**To do**
Restate, exactly and without pictures, the lines from the start of the listing below through the line holding "W, H = 750, 1021".

— BEGIN Stored data —

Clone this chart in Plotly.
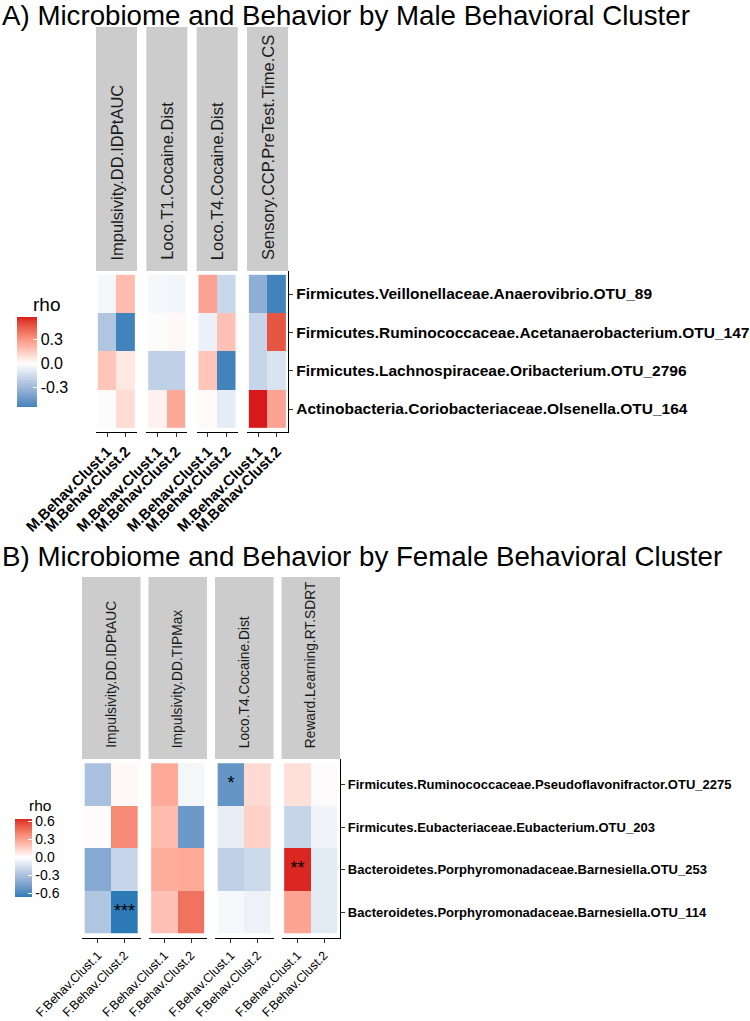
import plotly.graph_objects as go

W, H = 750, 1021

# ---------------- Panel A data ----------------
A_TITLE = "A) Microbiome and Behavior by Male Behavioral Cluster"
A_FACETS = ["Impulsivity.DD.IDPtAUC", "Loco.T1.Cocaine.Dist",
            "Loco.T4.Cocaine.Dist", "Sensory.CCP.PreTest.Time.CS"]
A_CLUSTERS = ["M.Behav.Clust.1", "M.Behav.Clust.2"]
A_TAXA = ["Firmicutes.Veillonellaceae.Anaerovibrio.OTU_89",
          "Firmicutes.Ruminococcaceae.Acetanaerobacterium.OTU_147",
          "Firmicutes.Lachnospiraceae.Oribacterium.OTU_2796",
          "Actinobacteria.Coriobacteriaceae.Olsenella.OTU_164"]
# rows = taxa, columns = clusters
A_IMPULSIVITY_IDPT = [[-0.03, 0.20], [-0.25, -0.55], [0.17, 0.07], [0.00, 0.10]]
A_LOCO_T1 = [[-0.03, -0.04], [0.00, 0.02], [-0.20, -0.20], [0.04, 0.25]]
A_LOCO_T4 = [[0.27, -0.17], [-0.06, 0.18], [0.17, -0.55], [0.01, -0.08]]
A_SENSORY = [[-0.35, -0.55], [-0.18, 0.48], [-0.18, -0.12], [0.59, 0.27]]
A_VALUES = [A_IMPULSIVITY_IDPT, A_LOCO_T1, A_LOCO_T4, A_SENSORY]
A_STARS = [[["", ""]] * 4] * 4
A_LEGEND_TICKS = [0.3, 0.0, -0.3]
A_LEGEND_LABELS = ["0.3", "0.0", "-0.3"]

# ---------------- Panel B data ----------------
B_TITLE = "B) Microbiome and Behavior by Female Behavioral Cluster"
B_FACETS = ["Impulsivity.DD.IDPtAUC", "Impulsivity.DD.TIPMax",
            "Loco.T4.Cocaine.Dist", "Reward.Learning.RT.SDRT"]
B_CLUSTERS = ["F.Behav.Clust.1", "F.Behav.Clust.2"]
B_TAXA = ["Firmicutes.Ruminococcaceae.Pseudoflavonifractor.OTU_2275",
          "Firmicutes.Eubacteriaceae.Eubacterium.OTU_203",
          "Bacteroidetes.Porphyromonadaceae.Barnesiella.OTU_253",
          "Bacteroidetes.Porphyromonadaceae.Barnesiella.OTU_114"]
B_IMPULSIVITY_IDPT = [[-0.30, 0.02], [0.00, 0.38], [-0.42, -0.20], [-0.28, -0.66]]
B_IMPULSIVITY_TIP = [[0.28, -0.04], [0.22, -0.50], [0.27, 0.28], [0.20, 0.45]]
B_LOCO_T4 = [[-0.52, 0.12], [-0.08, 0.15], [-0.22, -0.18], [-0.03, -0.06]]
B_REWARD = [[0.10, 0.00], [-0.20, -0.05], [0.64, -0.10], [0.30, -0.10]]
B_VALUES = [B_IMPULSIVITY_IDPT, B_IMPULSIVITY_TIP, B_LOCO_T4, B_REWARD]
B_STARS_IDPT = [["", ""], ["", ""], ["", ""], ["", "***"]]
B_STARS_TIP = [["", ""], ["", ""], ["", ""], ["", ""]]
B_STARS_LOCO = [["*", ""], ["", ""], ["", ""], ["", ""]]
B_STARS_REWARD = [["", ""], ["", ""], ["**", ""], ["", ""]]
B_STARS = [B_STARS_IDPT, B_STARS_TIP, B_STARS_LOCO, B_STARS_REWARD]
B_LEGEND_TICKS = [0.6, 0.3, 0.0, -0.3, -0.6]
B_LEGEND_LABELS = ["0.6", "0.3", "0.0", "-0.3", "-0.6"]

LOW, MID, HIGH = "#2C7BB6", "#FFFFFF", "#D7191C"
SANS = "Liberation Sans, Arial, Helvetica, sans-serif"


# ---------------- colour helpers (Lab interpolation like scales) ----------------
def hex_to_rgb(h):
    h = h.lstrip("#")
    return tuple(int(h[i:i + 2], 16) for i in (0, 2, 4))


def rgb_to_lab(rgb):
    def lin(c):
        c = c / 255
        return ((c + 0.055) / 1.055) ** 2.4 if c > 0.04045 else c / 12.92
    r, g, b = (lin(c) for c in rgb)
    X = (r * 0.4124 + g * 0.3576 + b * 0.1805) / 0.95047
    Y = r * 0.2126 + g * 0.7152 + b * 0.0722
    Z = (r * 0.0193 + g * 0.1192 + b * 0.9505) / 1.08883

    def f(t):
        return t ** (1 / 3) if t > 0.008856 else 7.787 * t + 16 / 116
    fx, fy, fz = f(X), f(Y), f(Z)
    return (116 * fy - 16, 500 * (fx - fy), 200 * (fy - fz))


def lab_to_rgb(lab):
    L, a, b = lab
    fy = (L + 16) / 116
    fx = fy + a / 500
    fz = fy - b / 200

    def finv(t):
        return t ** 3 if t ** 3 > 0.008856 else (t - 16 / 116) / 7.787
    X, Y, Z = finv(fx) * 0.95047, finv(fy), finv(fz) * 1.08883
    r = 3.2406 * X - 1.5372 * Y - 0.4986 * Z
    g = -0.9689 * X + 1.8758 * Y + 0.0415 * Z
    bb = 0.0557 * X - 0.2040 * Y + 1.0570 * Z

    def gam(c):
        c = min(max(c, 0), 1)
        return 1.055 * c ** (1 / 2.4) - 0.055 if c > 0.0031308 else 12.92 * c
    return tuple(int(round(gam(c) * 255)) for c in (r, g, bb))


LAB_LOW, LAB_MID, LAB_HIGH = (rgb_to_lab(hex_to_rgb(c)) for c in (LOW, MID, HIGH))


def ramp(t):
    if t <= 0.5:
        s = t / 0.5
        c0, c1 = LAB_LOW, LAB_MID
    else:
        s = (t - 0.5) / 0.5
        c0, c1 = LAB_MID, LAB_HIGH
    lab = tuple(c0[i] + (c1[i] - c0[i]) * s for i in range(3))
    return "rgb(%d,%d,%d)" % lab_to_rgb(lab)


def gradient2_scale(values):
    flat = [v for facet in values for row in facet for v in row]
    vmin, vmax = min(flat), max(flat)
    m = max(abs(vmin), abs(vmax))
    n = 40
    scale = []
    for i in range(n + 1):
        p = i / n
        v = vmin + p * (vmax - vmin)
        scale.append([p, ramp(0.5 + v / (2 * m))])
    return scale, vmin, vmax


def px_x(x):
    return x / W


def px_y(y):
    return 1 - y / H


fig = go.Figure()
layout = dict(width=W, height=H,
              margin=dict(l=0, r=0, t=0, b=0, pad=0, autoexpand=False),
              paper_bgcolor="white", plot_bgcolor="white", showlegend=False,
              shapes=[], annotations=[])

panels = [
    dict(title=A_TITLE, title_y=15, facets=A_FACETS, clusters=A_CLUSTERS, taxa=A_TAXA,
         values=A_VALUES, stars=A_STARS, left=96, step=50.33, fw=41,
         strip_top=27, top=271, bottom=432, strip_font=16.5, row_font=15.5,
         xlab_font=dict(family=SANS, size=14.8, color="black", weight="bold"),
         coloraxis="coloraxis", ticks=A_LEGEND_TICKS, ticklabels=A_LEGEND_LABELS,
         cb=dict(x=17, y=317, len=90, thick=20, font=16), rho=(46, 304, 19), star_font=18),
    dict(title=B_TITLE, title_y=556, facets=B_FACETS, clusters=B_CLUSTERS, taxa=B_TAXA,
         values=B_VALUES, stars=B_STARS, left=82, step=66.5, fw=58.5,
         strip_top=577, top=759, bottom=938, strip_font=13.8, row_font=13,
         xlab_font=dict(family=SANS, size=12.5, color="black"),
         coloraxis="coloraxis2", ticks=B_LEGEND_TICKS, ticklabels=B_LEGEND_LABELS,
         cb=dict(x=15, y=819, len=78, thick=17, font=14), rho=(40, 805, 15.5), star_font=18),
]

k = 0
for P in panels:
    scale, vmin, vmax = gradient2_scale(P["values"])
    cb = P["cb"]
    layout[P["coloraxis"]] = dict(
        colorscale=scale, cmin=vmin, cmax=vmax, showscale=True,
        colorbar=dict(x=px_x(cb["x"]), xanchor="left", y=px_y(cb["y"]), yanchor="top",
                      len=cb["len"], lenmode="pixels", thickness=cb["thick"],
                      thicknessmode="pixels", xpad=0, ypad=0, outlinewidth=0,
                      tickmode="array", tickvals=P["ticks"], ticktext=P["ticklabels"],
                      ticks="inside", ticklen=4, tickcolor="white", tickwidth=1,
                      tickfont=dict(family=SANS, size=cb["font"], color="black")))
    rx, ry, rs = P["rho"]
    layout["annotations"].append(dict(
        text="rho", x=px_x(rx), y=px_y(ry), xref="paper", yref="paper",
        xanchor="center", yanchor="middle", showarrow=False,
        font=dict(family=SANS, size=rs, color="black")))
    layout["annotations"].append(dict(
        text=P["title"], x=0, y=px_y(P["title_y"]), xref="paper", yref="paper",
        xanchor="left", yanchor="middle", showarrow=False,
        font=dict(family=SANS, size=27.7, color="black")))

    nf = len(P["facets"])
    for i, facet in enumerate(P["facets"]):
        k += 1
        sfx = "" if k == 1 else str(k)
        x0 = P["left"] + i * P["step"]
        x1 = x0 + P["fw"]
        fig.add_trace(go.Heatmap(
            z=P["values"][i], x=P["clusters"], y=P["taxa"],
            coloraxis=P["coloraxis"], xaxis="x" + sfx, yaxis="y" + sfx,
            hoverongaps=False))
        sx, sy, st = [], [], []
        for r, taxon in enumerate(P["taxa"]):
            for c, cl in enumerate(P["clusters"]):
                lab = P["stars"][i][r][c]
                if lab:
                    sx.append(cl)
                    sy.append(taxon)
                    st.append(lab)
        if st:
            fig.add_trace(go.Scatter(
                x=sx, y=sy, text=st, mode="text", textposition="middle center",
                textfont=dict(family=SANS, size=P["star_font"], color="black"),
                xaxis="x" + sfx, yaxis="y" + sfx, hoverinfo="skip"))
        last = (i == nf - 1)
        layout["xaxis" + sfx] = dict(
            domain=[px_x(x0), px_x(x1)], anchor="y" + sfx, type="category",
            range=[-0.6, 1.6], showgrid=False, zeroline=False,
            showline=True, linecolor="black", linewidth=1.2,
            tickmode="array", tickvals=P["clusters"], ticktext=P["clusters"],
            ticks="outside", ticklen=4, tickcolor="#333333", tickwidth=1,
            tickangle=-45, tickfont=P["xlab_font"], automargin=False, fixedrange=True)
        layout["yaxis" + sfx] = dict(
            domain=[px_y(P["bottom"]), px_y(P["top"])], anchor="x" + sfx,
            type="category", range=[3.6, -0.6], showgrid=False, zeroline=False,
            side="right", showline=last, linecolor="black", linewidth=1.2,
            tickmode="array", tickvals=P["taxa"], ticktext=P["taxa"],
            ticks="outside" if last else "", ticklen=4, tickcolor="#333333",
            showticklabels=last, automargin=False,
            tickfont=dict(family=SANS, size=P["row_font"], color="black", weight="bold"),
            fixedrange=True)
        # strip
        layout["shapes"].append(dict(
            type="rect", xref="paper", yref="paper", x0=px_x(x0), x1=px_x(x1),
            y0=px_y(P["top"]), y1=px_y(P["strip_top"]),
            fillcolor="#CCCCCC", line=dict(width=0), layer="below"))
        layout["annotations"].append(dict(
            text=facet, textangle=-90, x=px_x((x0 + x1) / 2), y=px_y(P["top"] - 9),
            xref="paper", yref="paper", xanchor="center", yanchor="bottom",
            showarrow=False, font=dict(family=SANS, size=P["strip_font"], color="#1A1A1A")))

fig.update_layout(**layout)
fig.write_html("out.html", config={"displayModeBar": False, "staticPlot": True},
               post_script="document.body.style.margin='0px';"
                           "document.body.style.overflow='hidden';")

— END Stored data —

**Response to the exercise**
Clone this chart in Plotly.
import plotly.graph_objects as go

W, H = 750, 1021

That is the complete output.